What to work on:
In the records below, pick out all lines containing the word "this".

======== Data shown ========

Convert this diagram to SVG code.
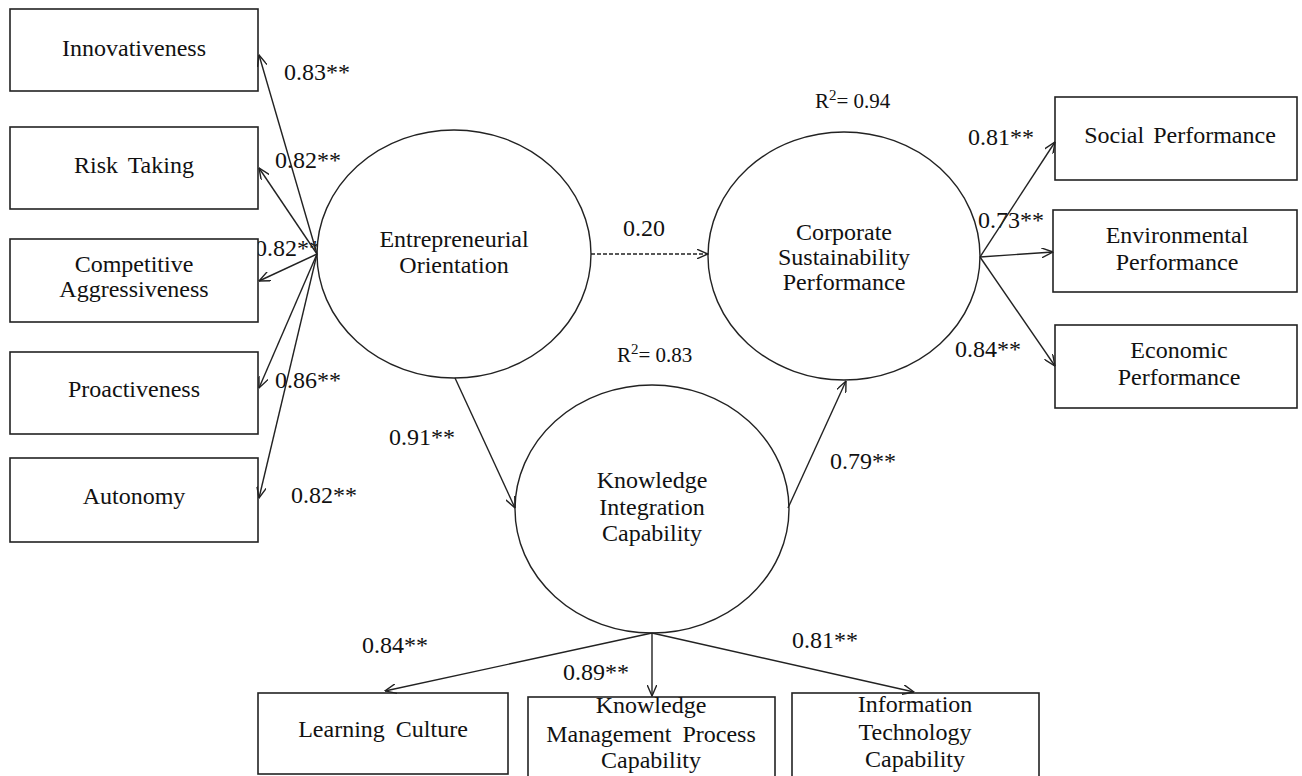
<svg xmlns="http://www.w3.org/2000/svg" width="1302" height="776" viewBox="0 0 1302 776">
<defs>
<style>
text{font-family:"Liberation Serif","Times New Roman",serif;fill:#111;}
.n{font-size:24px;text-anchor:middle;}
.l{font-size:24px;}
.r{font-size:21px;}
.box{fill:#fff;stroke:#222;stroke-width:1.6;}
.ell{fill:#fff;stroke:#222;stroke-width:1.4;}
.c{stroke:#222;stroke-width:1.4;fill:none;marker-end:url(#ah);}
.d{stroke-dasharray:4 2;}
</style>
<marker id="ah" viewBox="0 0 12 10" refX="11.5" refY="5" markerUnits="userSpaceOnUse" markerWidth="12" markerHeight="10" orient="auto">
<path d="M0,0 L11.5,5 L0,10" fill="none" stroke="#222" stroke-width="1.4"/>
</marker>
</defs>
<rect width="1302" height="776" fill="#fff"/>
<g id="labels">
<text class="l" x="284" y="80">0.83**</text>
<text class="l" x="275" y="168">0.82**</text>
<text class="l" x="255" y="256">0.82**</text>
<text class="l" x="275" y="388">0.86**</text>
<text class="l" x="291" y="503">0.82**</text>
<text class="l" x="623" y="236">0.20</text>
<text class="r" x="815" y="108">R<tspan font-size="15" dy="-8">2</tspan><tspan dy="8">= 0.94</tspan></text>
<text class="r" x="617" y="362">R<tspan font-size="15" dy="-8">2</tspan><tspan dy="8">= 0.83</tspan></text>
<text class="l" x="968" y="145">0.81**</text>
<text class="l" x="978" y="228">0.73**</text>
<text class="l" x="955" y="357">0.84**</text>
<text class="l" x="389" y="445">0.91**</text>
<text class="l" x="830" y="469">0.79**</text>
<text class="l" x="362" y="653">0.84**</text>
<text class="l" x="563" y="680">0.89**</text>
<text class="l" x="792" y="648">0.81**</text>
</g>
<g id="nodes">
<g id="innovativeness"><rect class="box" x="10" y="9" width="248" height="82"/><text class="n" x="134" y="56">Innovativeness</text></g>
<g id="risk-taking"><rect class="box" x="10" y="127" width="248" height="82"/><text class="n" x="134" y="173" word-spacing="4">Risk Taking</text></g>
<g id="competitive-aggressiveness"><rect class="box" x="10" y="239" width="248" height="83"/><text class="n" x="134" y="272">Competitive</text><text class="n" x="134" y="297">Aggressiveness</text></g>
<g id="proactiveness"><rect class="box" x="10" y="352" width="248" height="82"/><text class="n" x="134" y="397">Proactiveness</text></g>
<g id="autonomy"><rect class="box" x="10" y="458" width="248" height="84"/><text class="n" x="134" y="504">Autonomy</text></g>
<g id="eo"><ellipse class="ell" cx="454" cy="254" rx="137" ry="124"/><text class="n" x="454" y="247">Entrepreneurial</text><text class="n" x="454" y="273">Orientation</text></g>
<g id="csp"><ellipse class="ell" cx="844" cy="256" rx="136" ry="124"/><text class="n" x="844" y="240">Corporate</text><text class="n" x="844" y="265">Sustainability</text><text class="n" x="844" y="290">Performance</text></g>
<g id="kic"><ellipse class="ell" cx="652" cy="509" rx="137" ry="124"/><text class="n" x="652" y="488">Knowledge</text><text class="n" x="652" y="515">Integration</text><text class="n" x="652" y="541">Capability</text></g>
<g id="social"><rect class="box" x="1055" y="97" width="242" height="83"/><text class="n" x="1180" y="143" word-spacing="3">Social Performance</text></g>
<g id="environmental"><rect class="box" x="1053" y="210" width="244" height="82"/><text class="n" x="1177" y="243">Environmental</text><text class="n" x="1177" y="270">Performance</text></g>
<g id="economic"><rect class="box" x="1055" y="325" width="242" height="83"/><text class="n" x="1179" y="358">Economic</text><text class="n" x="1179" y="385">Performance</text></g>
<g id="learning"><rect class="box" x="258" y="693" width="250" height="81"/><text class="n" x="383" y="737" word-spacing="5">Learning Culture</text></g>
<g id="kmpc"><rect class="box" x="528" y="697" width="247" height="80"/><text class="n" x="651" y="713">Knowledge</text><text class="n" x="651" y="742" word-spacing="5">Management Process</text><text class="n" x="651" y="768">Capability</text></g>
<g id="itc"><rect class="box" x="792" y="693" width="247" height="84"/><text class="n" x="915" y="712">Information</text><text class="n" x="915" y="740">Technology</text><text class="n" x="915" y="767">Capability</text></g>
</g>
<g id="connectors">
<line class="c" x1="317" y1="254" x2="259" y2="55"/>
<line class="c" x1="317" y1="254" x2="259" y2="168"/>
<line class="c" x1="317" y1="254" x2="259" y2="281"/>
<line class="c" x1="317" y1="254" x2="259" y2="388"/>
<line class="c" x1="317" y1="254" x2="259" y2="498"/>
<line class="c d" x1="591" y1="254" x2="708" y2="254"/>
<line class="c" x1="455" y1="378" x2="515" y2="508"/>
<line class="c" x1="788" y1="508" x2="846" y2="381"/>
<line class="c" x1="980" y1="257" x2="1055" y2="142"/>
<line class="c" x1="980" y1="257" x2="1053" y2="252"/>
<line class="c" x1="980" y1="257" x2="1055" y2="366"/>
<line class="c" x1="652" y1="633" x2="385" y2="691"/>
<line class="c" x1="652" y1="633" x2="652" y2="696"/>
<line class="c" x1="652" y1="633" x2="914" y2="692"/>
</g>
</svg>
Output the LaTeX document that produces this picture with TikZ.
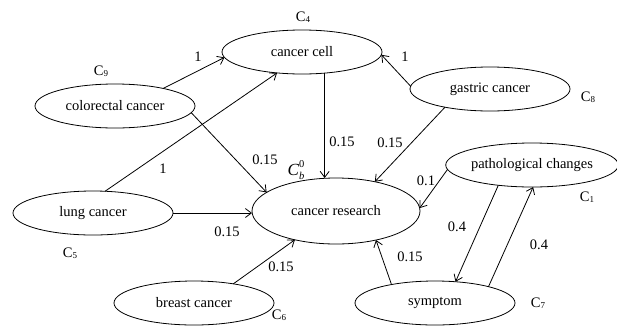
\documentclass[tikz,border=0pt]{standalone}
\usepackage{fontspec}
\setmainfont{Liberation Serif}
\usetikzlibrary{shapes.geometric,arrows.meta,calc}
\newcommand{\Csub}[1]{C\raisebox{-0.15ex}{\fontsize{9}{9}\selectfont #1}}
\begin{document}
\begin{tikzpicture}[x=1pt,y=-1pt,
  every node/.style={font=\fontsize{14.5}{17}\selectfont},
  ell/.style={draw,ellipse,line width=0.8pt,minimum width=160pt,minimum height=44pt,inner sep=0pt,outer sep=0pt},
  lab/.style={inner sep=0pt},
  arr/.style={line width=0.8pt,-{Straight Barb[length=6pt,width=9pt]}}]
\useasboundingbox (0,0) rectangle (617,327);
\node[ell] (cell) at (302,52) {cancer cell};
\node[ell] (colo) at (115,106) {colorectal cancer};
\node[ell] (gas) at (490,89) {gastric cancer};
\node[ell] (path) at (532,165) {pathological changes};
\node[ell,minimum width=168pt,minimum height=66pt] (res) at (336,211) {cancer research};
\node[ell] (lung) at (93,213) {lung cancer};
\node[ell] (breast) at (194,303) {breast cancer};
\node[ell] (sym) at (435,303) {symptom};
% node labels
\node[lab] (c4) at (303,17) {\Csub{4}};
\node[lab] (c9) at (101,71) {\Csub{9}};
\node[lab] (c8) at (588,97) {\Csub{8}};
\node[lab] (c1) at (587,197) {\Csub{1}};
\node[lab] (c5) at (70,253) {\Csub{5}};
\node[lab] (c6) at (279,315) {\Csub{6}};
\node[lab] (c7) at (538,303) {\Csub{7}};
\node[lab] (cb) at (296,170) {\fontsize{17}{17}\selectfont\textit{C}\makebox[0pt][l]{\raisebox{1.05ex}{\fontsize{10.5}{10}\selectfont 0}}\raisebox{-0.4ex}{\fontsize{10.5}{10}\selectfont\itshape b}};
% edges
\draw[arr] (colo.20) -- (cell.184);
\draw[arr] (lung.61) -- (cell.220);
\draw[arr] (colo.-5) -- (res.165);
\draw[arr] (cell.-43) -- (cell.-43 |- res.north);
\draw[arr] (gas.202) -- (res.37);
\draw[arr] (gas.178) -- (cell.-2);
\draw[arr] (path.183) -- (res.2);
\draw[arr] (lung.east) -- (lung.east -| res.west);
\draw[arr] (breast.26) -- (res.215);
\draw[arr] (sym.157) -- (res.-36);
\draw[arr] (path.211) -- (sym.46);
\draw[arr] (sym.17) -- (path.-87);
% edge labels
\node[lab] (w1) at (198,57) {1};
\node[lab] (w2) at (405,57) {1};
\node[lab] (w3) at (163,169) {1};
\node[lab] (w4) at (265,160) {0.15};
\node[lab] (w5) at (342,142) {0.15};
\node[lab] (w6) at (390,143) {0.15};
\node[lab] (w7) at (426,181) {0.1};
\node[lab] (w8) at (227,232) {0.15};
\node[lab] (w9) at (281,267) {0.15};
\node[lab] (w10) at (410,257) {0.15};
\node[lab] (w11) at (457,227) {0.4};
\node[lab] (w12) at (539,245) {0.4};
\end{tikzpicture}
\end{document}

========

Task output:
Convert this diagram to SVG code.
Output the LaTeX document that produces this picture with TikZ.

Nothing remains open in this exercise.